David Linton - Orchesography
NYC Downtown-scene sample-jamming madness
New York Avant percussionist / composer David Linton's first (and only) solo LP is a wild ride through various twisted veins of New York post-modern avant-gardism circa Reagan's second term. Released on Glenn Branca's Neutral Records near the end of its run in 1986, Orchesography is a harrowing, chunky romp through the signifiers of NYC's "Downtown Scene" heyday, executed with a metric ton of twitchy, off-kilter energy.

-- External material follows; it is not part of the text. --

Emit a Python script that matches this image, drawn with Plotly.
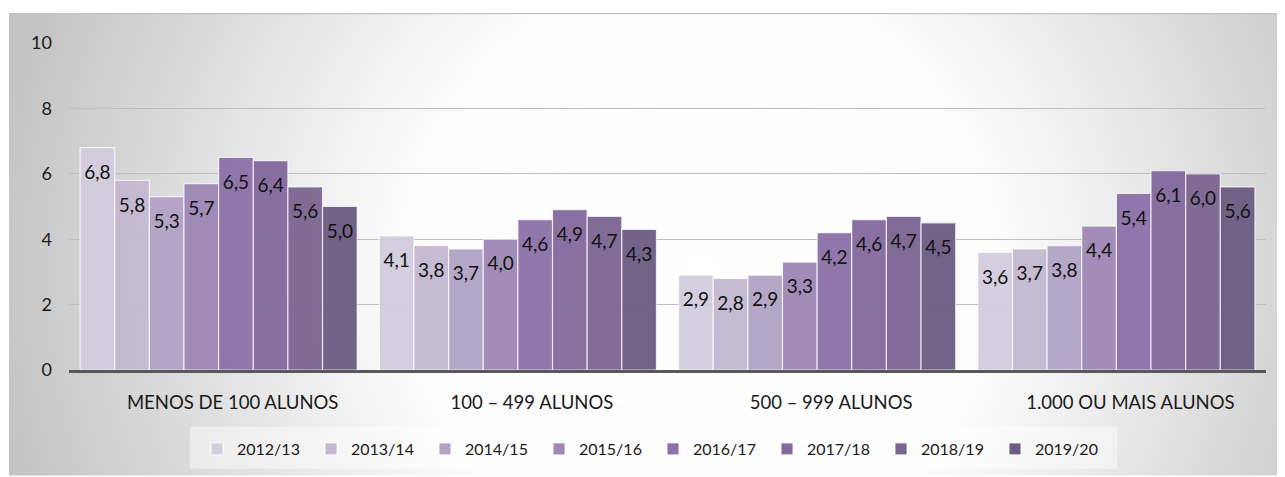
import base64
import plotly.graph_objects as go

categories = ["MENOS DE 100 ALUNOS", "100 – 499 ALUNOS", "500 – 999 ALUNOS", "1.000 OU MAIS ALUNOS"]
years = ["2012/13", "2013/14", "2014/15", "2015/16", "2016/17", "2017/18", "2018/19", "2019/20"]
values = {
    "2012/13": [6.8, 4.1, 2.9, 3.6],
    "2013/14": [5.8, 3.8, 2.8, 3.7],
    "2014/15": [5.3, 3.7, 2.9, 3.8],
    "2015/16": [5.7, 4.0, 3.3, 4.4],
    "2016/17": [6.5, 4.6, 4.2, 5.4],
    "2017/18": [6.4, 4.9, 4.6, 6.1],
    "2018/19": [5.6, 4.7, 4.7, 6.0],
    "2019/20": [5.0, 4.3, 4.5, 5.6],
}
colors = ["#D2CDDD", "#C3B9D1", "#B2A3C5", "#9D88B5", "#8B71A8", "#84699E", "#7A6591", "#6C5B82"]
y_ticks = [0, 2, 4, 6, 8, 10]

FONT = "Lato"
LABEL_DROP = 0.81  # data-label centre sits this far (in axis units) below bar top

fig = go.Figure()
for yr, col in zip(years, colors):
    fig.add_trace(go.Bar(
        name=yr, x=categories, y=values[yr], offsetgroup=yr,
        marker=dict(color=col, opacity=0.95, line=dict(color="rgba(255,255,255,0.75)", width=1.2)),
    ))
for yr in years:
    fig.add_trace(go.Scatter(
        x=categories, y=[v - LABEL_DROP for v in values[yr]], offsetgroup=yr,
        mode="text", text=[f"{v:.1f}".replace(".", ",") for v in values[yr]],
        textposition="middle center", textfont=dict(family=FONT, size=19, color="#111111"),
        showlegend=False, hoverinfo="skip",
    ))

# figure sits 8px inside the page (body margin)
OX, OY = 8, 8
FW, FH = 1285 - OX, 477 - OY

# background radial gradient (SVG)
W, H = 1276, 464
svg = (f'<svg xmlns="http://www.w3.org/2000/svg" width="{W}" height="{H}" viewBox="0 0 {W} {H}" preserveAspectRatio="none">'
       '<defs><radialGradient id="g" gradientUnits="userSpaceOnUse" cx="691" cy="257" r="720">'
       '<stop offset="0" stop-color="#ffffff"/><stop offset="0.42" stop-color="#fcfcfc"/>'
       '<stop offset="0.62" stop-color="#e9e9e9"/><stop offset="0.8" stop-color="#d6d6d6"/>'
       '<stop offset="1" stop-color="#c3c3c3"/></radialGradient></defs>'
       f'<rect width="{W}" height="{H}" fill="url(#g)"/>'
       f'<line x1="0" y1="0.5" x2="{W}" y2="0.5" stroke="#c2c2c2" stroke-width="1.5"/></svg>')
src = "data:image/svg+xml;base64," + base64.b64encode(svg.encode()).decode()

L, R, T, B = 69 - OX, 1266 - OX, 43 - OY, 371 - OY
pw, ph = R - L, B - T

def px_x(p):
    return (p - OX - L) / pw

def px_y(p):
    return (B - (p - OY)) / ph

fig.add_layout_image(dict(
    source=src, xref="paper", yref="paper",
    x=px_x(9), y=px_y(13), sizex=W / pw, sizey=H / ph,
    xanchor="left", yanchor="top", sizing="stretch", layer="below",
))

# legend backdrop box
fig.add_shape(type="rect", xref="paper", yref="paper", layer="below",
              x0=px_x(190), x1=px_x(1117), y0=px_y(428), y1=px_y(470),
              fillcolor="rgba(255,255,255,0.45)", line=dict(width=0))

fig.update_layout(
    width=FW, height=FH,
    margin=dict(l=L, r=FW - R, t=T, b=FH - B),
    paper_bgcolor="white", plot_bgcolor="rgba(0,0,0,0)",
    barmode="group", bargap=0.074, bargroupgap=0,
    scattermode="group", scattergap=0.074,
    font=dict(family=FONT, color="#1a1a1a"),
    showlegend=True,
    legend=dict(
        orientation="h", x=px_x(653), xanchor="center", y=px_y(449), yanchor="middle",
        bgcolor="rgba(0,0,0,0)", font=dict(family=FONT, size=16, color="#1a1a1a"),
        itemwidth=30, traceorder="normal", entrywidth=69, entrywidthmode="pixels",
    ),
    xaxis=dict(
        showline=True, linecolor="#595959", linewidth=3,
        tickfont=dict(family=FONT, size=18.5, color="#1a1a1a"),
        ticks="", ticklabelstandoff=14, ticklabelshift=14, showgrid=False,
    ),
    yaxis=dict(
        range=[0, 10], tickvals=y_ticks, showgrid=True, gridcolor="#BEBEBE", gridwidth=1,
        zeroline=False, showline=False, ticks="",
        tickfont=dict(family=FONT, size=18, color="#1a1a1a"), ticklabelstandoff=16,
    ),
)

fig.write_html("out.html")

The album's 6 lengthy tracks blend the randomized sample-delica of explorers like Christian Marclay or Nicolas Collins with the grinding, industrial-funk chug of Bill Laswell's early outings. Cheeky classical samples, stomping DMX, and mega-fuzzed guitar skronk congeal into aspics of street-level low-bitrate crud, gelatinous and sharp in equal measure. I want to say "Art of Noise on acid" but the post-metal shred aspect of some tracks makes whiskey and speed more believable.
The album's maximalist approach and sardonic energy give the whole thing a bludgeoning, hypnogogic vibe, like a cartoonish fever dream, topped with cover art on that whole Melvins-ass "dark kitsch" tip so you know it's a hard Gen X affair. Recommended for fans of Death Comet Crew or the first Praxis album, though the cuts here are even more zonked in terms of sound design and sheer jump-cut schizo spec. An unheralded cross-brow masterpiece.